During dinner my cell phone rang. The display showed a prefix pointing to the USA yet an unknown phone number. Turns out the YCCC kingpin W1STT sent a note to W1EBI about our QSO and the latter took his phone and gave me a call. That was a nice surprise! We had an enjoyable non-RF QSO… make that non-HF QSO since cell phones use RF after all. George talked me into the CW Operators’ Club a while ago and he reminded me about the monthly midweek contest activity. I forgot all about that (re-read first sentence) but it sounded fun and I told him we had a date in 90 minutes. My only hope was 20m being still open to USA.

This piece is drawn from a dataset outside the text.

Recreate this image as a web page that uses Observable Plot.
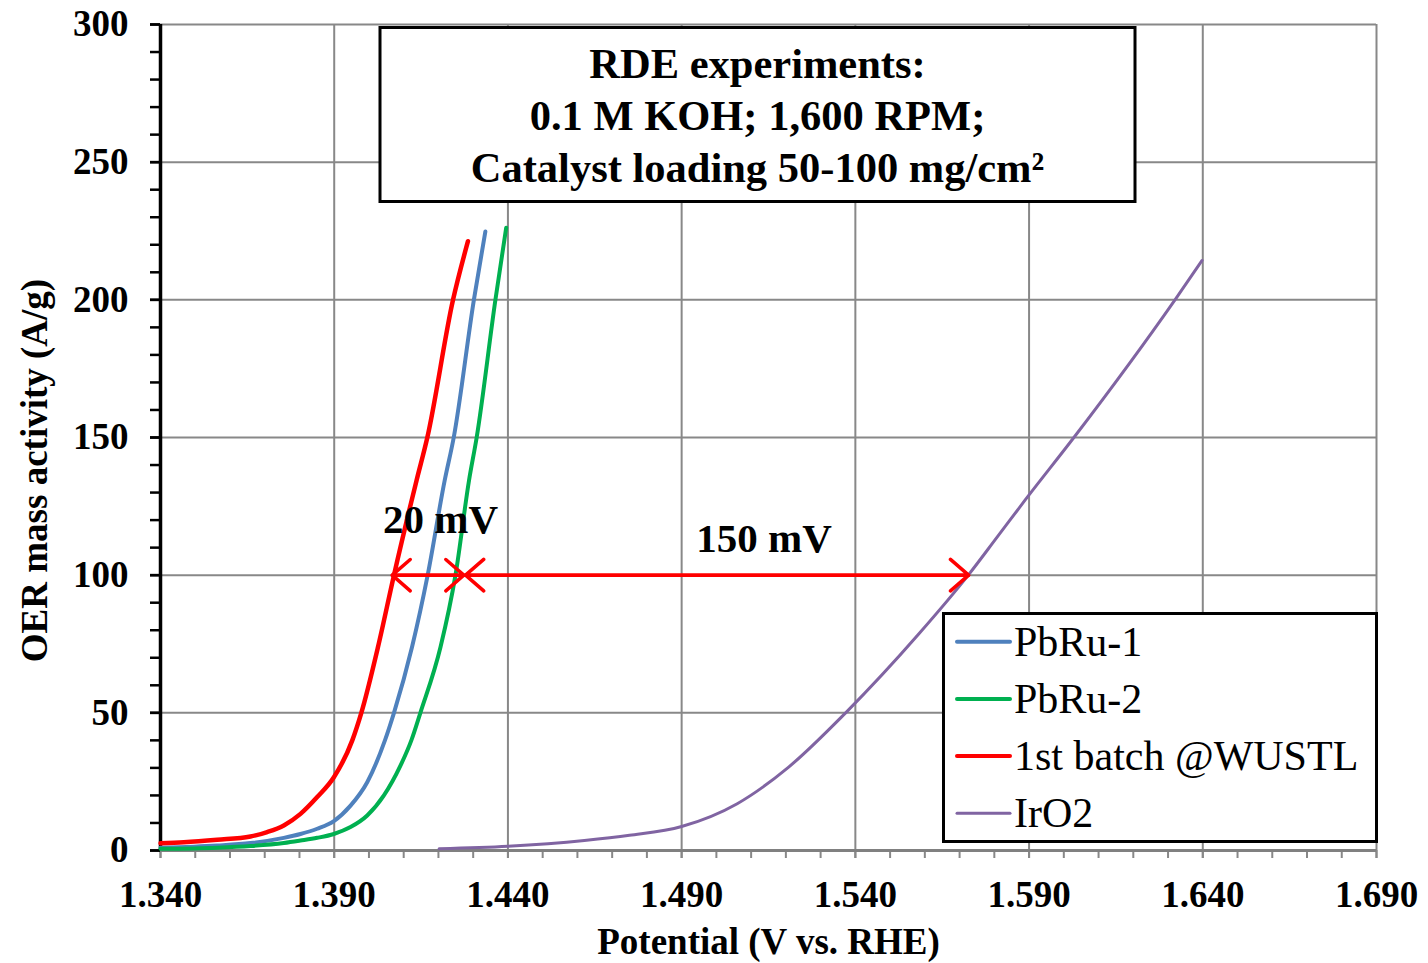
<!DOCTYPE html>
<html>
<head>
<meta charset="utf-8">
<script src="https://cdn.jsdelivr.net/npm/d3@7"></script>
<script src="https://cdn.jsdelivr.net/npm/@observablehq/plot@0.6"></script>
<style>
  html, body { margin: 0; padding: 0; background: #fff; }
  #chart { width: 1428px; height: 963px; }
</style>
</head>
<body>
<div id="chart"></div>
<script>
// ---- data: [potential (V vs RHE), mass activity (A/g)] ----
const pbru1 = [
  [1.3400, 1.0], [1.3563, 1.8], [1.3659, 2.7], [1.3755, 4.6], [1.3803, 6.0],
  [1.3851, 7.9], [1.3899, 10.7], [1.3947, 16.3], [1.3995, 24.8], [1.4046, 40],
  [1.4072, 50], [1.4124, 73.9], [1.4169, 100], [1.4218, 134.4], [1.4244, 150],
  [1.4302, 200], [1.4335, 224.8]
];
const pbru2 = [
  [1.3400, 0.6], [1.3563, 1.0], [1.3659, 1.6], [1.3755, 2.7], [1.3803, 3.6],
  [1.3851, 4.6], [1.3899, 6.0], [1.3947, 8.5], [1.3995, 12.7], [1.4043, 20.0],
  [1.4091, 30.9], [1.4122, 40], [1.4148, 50], [1.4206, 73.9], [1.4249, 100],
  [1.4288, 134.4], [1.4310, 150], [1.4364, 200], [1.4395, 226.2]
];
const wustl = [
  [1.3400, 2.65], [1.3467, 3.0], [1.3563, 3.9], [1.3659, 5.1], [1.3707, 6.7],
  [1.3755, 9.1], [1.3803, 13.3], [1.3851, 19.4], [1.3899, 26.6], [1.3952, 40],
  [1.3978, 50], [1.4026, 73.9], [1.4072, 100], [1.4137, 134.4], [1.4168, 150],
  [1.4242, 200], [1.4285, 221.3]
];
const iro2 = [
  [1.4202, 0.6], [1.4400, 1.5], [1.4620, 3.6], [1.4750, 5.5], [1.4900, 8.7],
  [1.5060, 17], [1.5208, 30.3], [1.5372, 50], [1.5583, 78.7], [1.5725, 100],
  [1.5808, 113.8], [1.5890, 127.5], [1.6029, 150], [1.6320, 200], [1.6398, 214.3]
];

const seriesNames = ["PbRu-1", "PbRu-2", "1st batch @WUSTL", "IrO2"];
const seriesData = [pbru1, pbru2, wustl, iro2];
const seriesColors = ["#4F81BD", "#00B050", "#FF0000", "#8064A2"];

const xTicks = [1.340, 1.390, 1.440, 1.490, 1.540, 1.590, 1.640, 1.690];
const yTicks = [0, 50, 100, 150, 200, 250, 300];
const xMinorTicks = d3.range(134, 170).map(d => d / 100);
const yMinorTicks = d3.range(0, 301, 10);

// overpotential comparison arrows at 100 A/g
const arrows = [
  {x1: 1.4067, x2: 1.4273, y: 100},
  {x1: 1.4278, x2: 1.5726, y: 100}
];
const arrowLabels = [
  {x: 1.4206, y: 120, text: "20 mV"},
  {x: 1.5137, y: 113, text: "150 mV"}
];

const boxLines = ["RDE experiments:", "0.1 M KOH; 1,600 RPM;", "Catalyst loading 50-100 mg/cm²"];
const xTitle = "Potential (V vs. RHE)";
const yTitle = "OER mass activity (A/g)";

const FONT = "'Liberation Serif', 'Times New Roman', serif";
const GRID = "#888888";

const lineWidths = [4, 4, 4.5, 3];

const chart = Plot.plot({
  width: 1428,
  height: 963,
  marginLeft: 160,
  marginRight: 52,
  marginTop: 24,
  marginBottom: 113,
  x: {domain: [1.34, 1.69]},
  y: {domain: [0, 300]},
  style: {fontFamily: FONT, background: "white", color: "black"},
  marks: [
    Plot.gridX({ticks: xTicks, stroke: GRID, strokeOpacity: 1, strokeWidth: 2}),
    Plot.gridY({ticks: yTicks, stroke: GRID, strokeOpacity: 1, strokeWidth: 2}),
    Plot.axisX({ticks: xMinorTicks, tickSize: 8, stroke: GRID, strokeWidth: 2, tickFormat: () => "", label: null}),
    Plot.axisX({ticks: xTicks, tickSize: 8, tickPadding: 22, stroke: GRID, strokeWidth: 2, fill: "black",
      tickFormat: d3.format(".3f"), fontSize: 37, fontWeight: "bold", label: null}),
    Plot.ruleY([0], {stroke: "#808080", strokeWidth: 3}),
    Plot.axisY({ticks: yMinorTicks, tickSize: 10, stroke: "black", strokeWidth: 2.5, tickFormat: () => "", label: null}),
    Plot.axisY({ticks: yTicks, tickSize: 10, tickPadding: 22, stroke: "black", strokeWidth: 2.5, fill: "black",
      tickFormat: d3.format("d"), fontSize: 37, fontWeight: "bold", label: null}),
    Plot.ruleX([1.34], {stroke: "black", strokeWidth: 3.5}),
    ...seriesData.map((s, i) => Plot.line(s, {
      x: d => d[0], y: d => d[1], stroke: seriesColors[i], strokeWidth: lineWidths[i],
      curve: "monotone-x", strokeLinecap: "round"
    })),
    Plot.arrow(arrows, {x1: "x1", x2: "x2", y1: "y", y2: "y", stroke: "#FF0000", strokeWidth: 3.5,
      headLength: 10.3, headAngle: 82, strokeLinecap: "round"}),
    Plot.arrow(arrows, {x1: "x2", x2: "x1", y1: "y", y2: "y", stroke: "#FF0000", strokeWidth: 3.5,
      headLength: 10.3, headAngle: 82, strokeLinecap: "round"}),
    Plot.text(arrowLabels, {x: "x", y: "y", text: "text", fontSize: 41, fontWeight: "bold", fill: "black"}),
    Plot.text([xTitle], {frameAnchor: "bottom", lineAnchor: "middle", textAnchor: "middle", dy: 92,
      fontSize: 37, fontWeight: "bold", fill: "black"}),
    Plot.text([yTitle], {frameAnchor: "left", lineAnchor: "middle", textAnchor: "middle", rotate: -90,
      dx: -125, dy: 33, fontSize: 37, fontWeight: "bold", fill: "black"})
  ]
});

document.getElementById("chart").appendChild(chart);

// ---- annotation box ----
const svg = d3.select(chart);
const box = svg.append("g").attr("font-family", FONT);
box.append("rect")
  .attr("x", 380).attr("y", 27.5).attr("width", 755).attr("height", 174)
  .attr("fill", "white").attr("stroke", "black").attr("stroke-width", 3);
boxLines.forEach((t, i) => {
  box.append("text")
    .attr("x", 757.5).attr("y", 78.3 + i * 51.7)
    .attr("text-anchor", "middle")
    .attr("font-size", 42.5).attr("font-weight", "bold").attr("fill", "black")
    .text(t);
});

// ---- legend ----
const leg = svg.append("g").attr("font-family", FONT);
leg.append("rect")
  .attr("x", 943.5).attr("y", 613.5).attr("width", 433).attr("height", 228)
  .attr("fill", "white").attr("stroke", "black").attr("stroke-width", 3);
seriesNames.forEach((name, i) => {
  const yy = 641.7 + i * 57.2;
  leg.append("line")
    .attr("x1", 957).attr("x2", 1010).attr("y1", yy).attr("y2", yy)
    .attr("stroke", seriesColors[i]).attr("stroke-width", i === 3 ? 3 : 4)
    .attr("stroke-linecap", "round");
  leg.append("text")
    .attr("x", 1014).attr("y", yy + 14)
    .attr("text-anchor", "start")
    .attr("font-size", 42).attr("fill", "black")
    .text(name);
});
</script>
</body>
</html>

For the first time in my career I did a contest outside of the weekend. I started listening around 14020 and heard a loud station giving the right exchange. What a coincidence: a loud W1EBI. We worked like we have worked numerous times over the last years and I decided to run the band. The rate was slow, of course. Once in a while I scanned the band but only heard 2 calls that were already in the log. I worked 20 QSO in 1 hour. Only two of those were non-USA: ZS1EL on the back of the beam and VX2AWR. I think there were a lot of ‘small pistoleros’ out there that I couldn’t copy. Snowfall caused some QRN too.

All in all a relaxing few hours in the shack. Just what the doctor ordered. I might be back next month for the CW test.